|Forces of Nature
Author: kireira PM
Noone ever sees any proof to confirm the circulating rumors, simply because there is in fact nothing going on. Subtext HikaAki.Rated: Fiction K - English - Hikaru S. & Akira T. - Words: 481 - Reviews: 20 - Favs: 34 - Follows: 1 - Published: 12-06-06 - Status: Complete - id: 3277046
|A+ A- Full 3/4 1/2 Expand Tighten|
Forces of Nature
Noone ever sees any proof to confirm the circulating rumors, simply because there is in fact nothing going on.
They do not go out of their ways to meet up and play, though the regular slots that they do set aside, both never miss.
One still hangs out with his friends from the insei days, just as the other still keeps the company of older pros he has known since he was little; and these two groups do not usually mix.
They exchange casual greetings on match days, occassionally brief talks on the single common topic. There is considerably less drama surrounding the wonder boy as he, inevitably, grows up; and thus, less inflicted agitation in his rival's eyes. They generally behave in public, though the interpretation of either 'behave' or 'public' has to concede inside a certain familiar salon.

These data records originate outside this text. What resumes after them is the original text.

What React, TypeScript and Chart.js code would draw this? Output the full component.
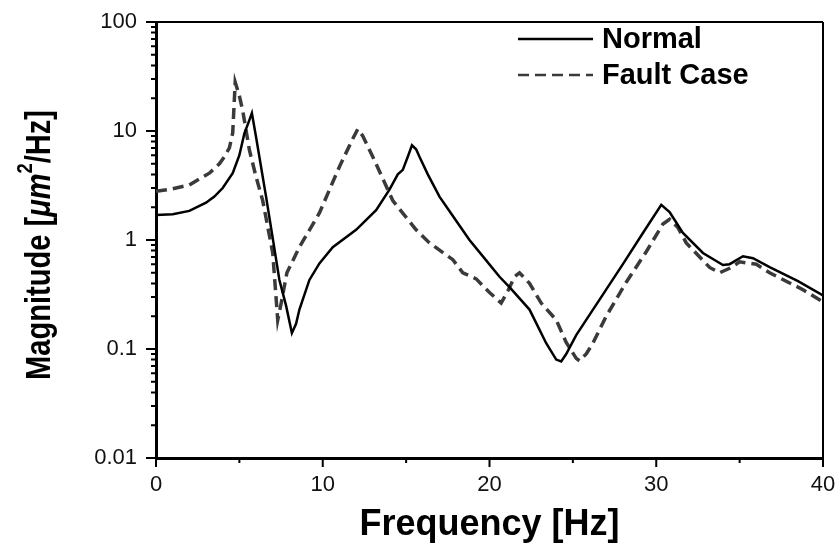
import React, { useEffect, useRef } from "react";
import { Chart, registerables } from "chart.js";

Chart.register(...registerables);

// ---- Data ----
const freqNormal = [0, 1, 2, 3, 3.5, 4, 4.6, 5.0, 5.3, 5.55, 5.75, 6.0, 6.6, 7.0, 7.4, 7.8, 8.15, 8.4, 8.6, 9.2, 9.8, 10.6, 12.0, 13.2, 14.0, 14.5, 14.8, 15.1, 15.35, 15.6, 15.8, 16.3, 17.0, 18.0, 18.8, 19.8, 20.6, 21.2, 22.4, 23.4, 24.0, 24.3, 24.6, 25.2, 26.6, 28.0, 29.2, 30.3, 30.8, 31.6, 32.8, 34.0, 34.4, 35.2, 35.8, 36.8, 38.5, 40];
const magNormal = [1.7, 1.72, 1.85, 2.2, 2.5, 3.0, 4.1, 6.0, 9.5, 12, 14.6, 8.8, 2.5, 1.04, 0.43, 0.25, 0.14, 0.17, 0.23, 0.43, 0.61, 0.86, 1.24, 1.88, 2.9, 4.0, 4.4, 5.8, 7.4, 6.8, 5.8, 4.0, 2.5, 1.5, 1.0, 0.65, 0.46, 0.37, 0.23, 0.113, 0.08, 0.077, 0.09, 0.134, 0.284, 0.6, 1.16, 2.1, 1.8, 1.16, 0.76, 0.59, 0.6, 0.71, 0.68, 0.565, 0.42, 0.31];

const freqFault = [0, 1, 2, 3.2, 3.8, 4.1, 4.4, 4.6, 4.75, 5.0, 5.2, 5.6, 6.0, 6.4, 7.0, 7.3, 7.5, 7.85, 8.6, 9.8, 11.0, 11.8, 12.1, 12.4, 13.0, 14.2, 15.6, 16.4, 17.8, 18.4, 19.2, 20.0, 20.7, 21.1, 21.5, 21.8, 22.4, 23.1, 24.0, 24.6, 25.2, 25.4, 25.8, 26.2, 27.0, 28.2, 29.4, 30.4, 30.8, 31.3, 31.8, 33.2, 33.8, 34.4, 35.0, 36.0, 36.8, 38.8, 40];
const magFault = [2.8, 2.95, 3.2, 4.1, 5.0, 5.8, 7.0, 9.6, 28, 21, 15.4, 6.7, 3.8, 2.3, 0.76, 0.185, 0.26, 0.5, 0.86, 1.77, 4.7, 8.5, 10.4, 9, 5.8, 2.3, 1.24, 0.94, 0.66, 0.5, 0.44, 0.33, 0.264, 0.34, 0.46, 0.5, 0.4, 0.264, 0.185, 0.115, 0.082, 0.078, 0.09, 0.113, 0.2, 0.41, 0.78, 1.4, 1.55, 1.3, 0.94, 0.56, 0.5, 0.55, 0.63, 0.6, 0.5, 0.35, 0.27];

const seriesLabels = ["Normal", "Fault Case"];
const xTickValues = [0, 10, 20, 30, 40];
const xTickLabels = ["0", "10", "20", "30", "40"];
const yTickExponents = [-2, -1, 0, 1, 2];
const yTickLabels = ["0.01", "0.1", "1", "10", "100"];
const xTitle = "Frequency [Hz]";
const yTitleParts = ["Magnitude [", "\u03bcm", "2", "/Hz]"];

const FONT = '"Liberation Sans", Arial, Helvetica, sans-serif';

function toPoints(xs: number[], ys: number[]) {
  return xs.map((x, i) => ({ x, y: ys[i] }));
}

const framePlugin = {
  id: "frameTicks",
  afterDraw(chart: any) {
    const ctx = chart.ctx;
    const { left, right, top, bottom } = chart.chartArea;
    const xs = chart.scales.x;
    const ys = chart.scales.y;
    ctx.save();
    ctx.strokeStyle = "#000";
    // top & right frame
    ctx.lineWidth = 2;
    ctx.beginPath();
    ctx.moveTo(left, top);
    ctx.lineTo(right, top);
    ctx.moveTo(right, top);
    ctx.lineTo(right, bottom + 1);
    ctx.stroke();
    // y ticks
    ctx.lineWidth = 2;
    ctx.beginPath();
    for (let e = -2; e <= 2; e++) {
      for (let m = 1; m <= 9; m++) {
        const v = m * Math.pow(10, e);
        if (v > 100.0001) break;
        const py = ys.getPixelForValue(v);
        const len = m === 1 ? 10 : 5;
        ctx.moveTo(left, py);
        ctx.lineTo(left - len, py);
      }
    }
    // x ticks
    for (let v = 0; v <= 40; v += 5) {
      const px = xs.getPixelForValue(v);
      const len = v % 10 === 0 ? 9 : 5;
      ctx.moveTo(px, bottom);
      ctx.lineTo(px, bottom + len);
    }
    ctx.stroke();

    // y title (rotated)
    const fs = 35;
    const supFs = 22;
    ctx.fillStyle = "#000";
    ctx.translate(50, 245);
    ctx.rotate(-Math.PI / 2);
    const fonts = [
      `bold ${fs}px ${FONT}`,
      `italic bold ${fs}px ${FONT}`,
      `bold ${supFs}px ${FONT}`,
      `bold ${fs}px ${FONT}`,
    ];
    const widths = yTitleParts.map((t, i) => {
      ctx.font = fonts[i];
      return ctx.measureText(t).width;
    });
    const total = widths.reduce((a, b) => a + b, 0);
    const target = 270;
    const sx = target / total;
    ctx.scale(sx, 1);
    let cx = -total / 2;
    ctx.textBaseline = "alphabetic";
    ctx.textAlign = "left";
    yTitleParts.forEach((t, i) => {
      ctx.font = fonts[i];
      const dy = i === 2 ? -18 : 0;
      ctx.fillText(t, cx, dy);
      cx += widths[i];
    });
    ctx.restore();

    // legend
    ctx.save();
    const rows = [39, 75];
    chart.data.datasets.forEach((ds: any, i: number) => {
      const y = rows[i];
      ctx.strokeStyle = ds.borderColor;
      ctx.lineWidth = 2.5;
      ctx.setLineDash(ds.borderDash || []);
      ctx.beginPath();
      ctx.moveTo(518, y);
      ctx.lineTo(593, y);
      ctx.stroke();
      ctx.setLineDash([]);
      ctx.fillStyle = "#000";
      ctx.font = `bold 29px ${FONT}`;
      ctx.textAlign = "left";
      ctx.textBaseline = "middle";
      ctx.fillText(ds.label, 602, y + 1);
    });
    ctx.restore();
  },
};

export default function App() {
  const canvasRef = useRef<HTMLCanvasElement | null>(null);

  useEffect(() => {
    const canvas = canvasRef.current;
    if (!canvas) return;
    const chart = new Chart(canvas, {
      type: "line",
      data: {
        datasets: [
          {
            label: seriesLabels[0],
            data: toPoints(freqNormal, magNormal),
            borderColor: "#000000",
            borderWidth: 2.5,
            pointRadius: 0,
            tension: 0,
            fill: false,
          },
          {
            label: seriesLabels[1],
            data: toPoints(freqFault, magFault),
            borderColor: "#3a3a3a",
            borderWidth: 3.5,
            borderDash: [11, 6],
            pointRadius: 0,
            tension: 0,
            fill: false,
          },
        ],
      },
      options: {
        responsive: false,
        animation: false,
        events: [],
        layout: { padding: { top: 22, right: 17, left: 0, bottom: 0 } },
        plugins: {
          legend: { display: false },
          tooltip: { enabled: false },
        },
        scales: {
          x: {
            type: "linear",
            min: 0,
            max: 40,
            afterBuildTicks: (scale: any) => {
              scale.ticks = xTickValues.map((v) => ({ value: v }));
            },
            ticks: {
              autoSkip: false,
              maxRotation: 0,
              padding: 14,
              color: "#111",
              font: { family: FONT, size: 22 },
              callback: (v: any) => {
                const i = xTickValues.indexOf(Number(v));
                return i >= 0 ? xTickLabels[i] : "";
              },
            },
            grid: { display: false, drawTicks: false },
            border: { display: true, color: "#000", width: 3 },
            title: {
              display: true,
              text: xTitle,
              color: "#000",
              font: { family: FONT, size: 36, weight: "bold" },
              padding: { top: 0, bottom: 0 },
            },
            afterFit: (scale: any) => {
              scale.height = 89;
              scale.paddingLeft = 0;
              scale.paddingRight = 0;
            },
          },
          y: {
            type: "logarithmic",
            min: 0.01,
            max: 100,
            afterBuildTicks: (scale: any) => {
              scale.ticks = yTickExponents.map((e) => ({ value: Math.pow(10, e), major: true }));
            },
            ticks: {
              autoSkip: false,
              padding: 19,
              color: "#111",
              font: { family: FONT, size: 22 },
              callback: (v: any) => {
                const e = Math.round(Math.log10(Number(v)));
                const i = yTickExponents.indexOf(e);
                return i >= 0 ? yTickLabels[i] : "";
              },
            },
            grid: { display: false, drawTicks: false },
            border: { display: true, color: "#000", width: 3 },
            title: { display: false },
            afterFit: (scale: any) => {
              scale.width = 156;
              scale.paddingTop = 0;
              scale.paddingBottom = 0;
            },
          },
        },
      } as any,
      plugins: [framePlugin],
    });
    return () => chart.destroy();
  }, []);

  return (
    <div style={{ position: "fixed", left: 0, top: 0, width: 840, height: 547, background: "#fff" }}>
      <canvas ref={canvasRef} width={840} height={547} style={{ display: "block" }} />
    </div>
  );
}
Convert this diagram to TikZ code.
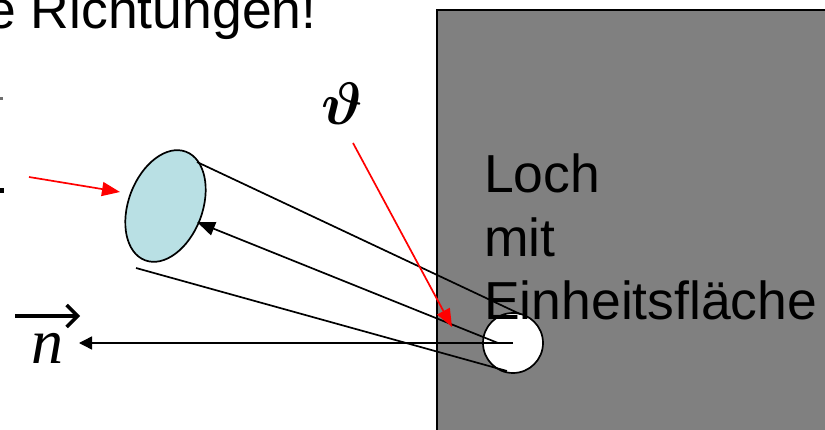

Everything is, indeed, perfectly normal.
In the midst of this, Weekly Go requests for a joint interview. It is answered with an instantaneous "Huh?" before a gracious acceptance coupled with a sideways chiding look hastens to make amends. The lower dan makes no further protest.
Their history makes a thrilling article, but in the present, only their qualification for the same title tournament supports the intended perspective. They have different worlds outside of the game, as the reporter discovers, however small those worlds may be. They rival each other in talent and passion for Go; and the connection stops there.
No private dealings outside the Institute; hardly any personal exchanges. Touya has the same neutral, gentle smile as he recounts the stay-over before their first Hokuto Cup participation, and Shindou temperately recalls the hospital visit on account of Touya's father; both were years ago.
Standing side by side for the photo-taking afterwards, they are a sight of excellent contrast. Despite his vivid colors upon Touya's solemn ambience, Shindou's calm countenance betrays other aspects he is apparently catching up on aside from physical height. Neither are camera-loving personalities, but surprisingly few directives are needed as they immediately settle into a pose amiable enough to fit the theme without overbearing closeness.
The cameraman has started packing up his equipments when he catches the back profiles of the two young men walking together towards the train station. The natural body inclination, the comfortable distance, the ease of manners -- and he clicks the camera for an extra shot.
It feels a little like watching yellowing leaves at the start of autumn, when nature unfolds to reveal the profound sense of a simple, inevitable phenomenon, that never fails to move his hands. He sees the quality years that have built up to that kind of quiet familiarity, sustained by the very fact that each can hold his own in the close company of another.
Normality, after all, can speak much more than the opposite ever does.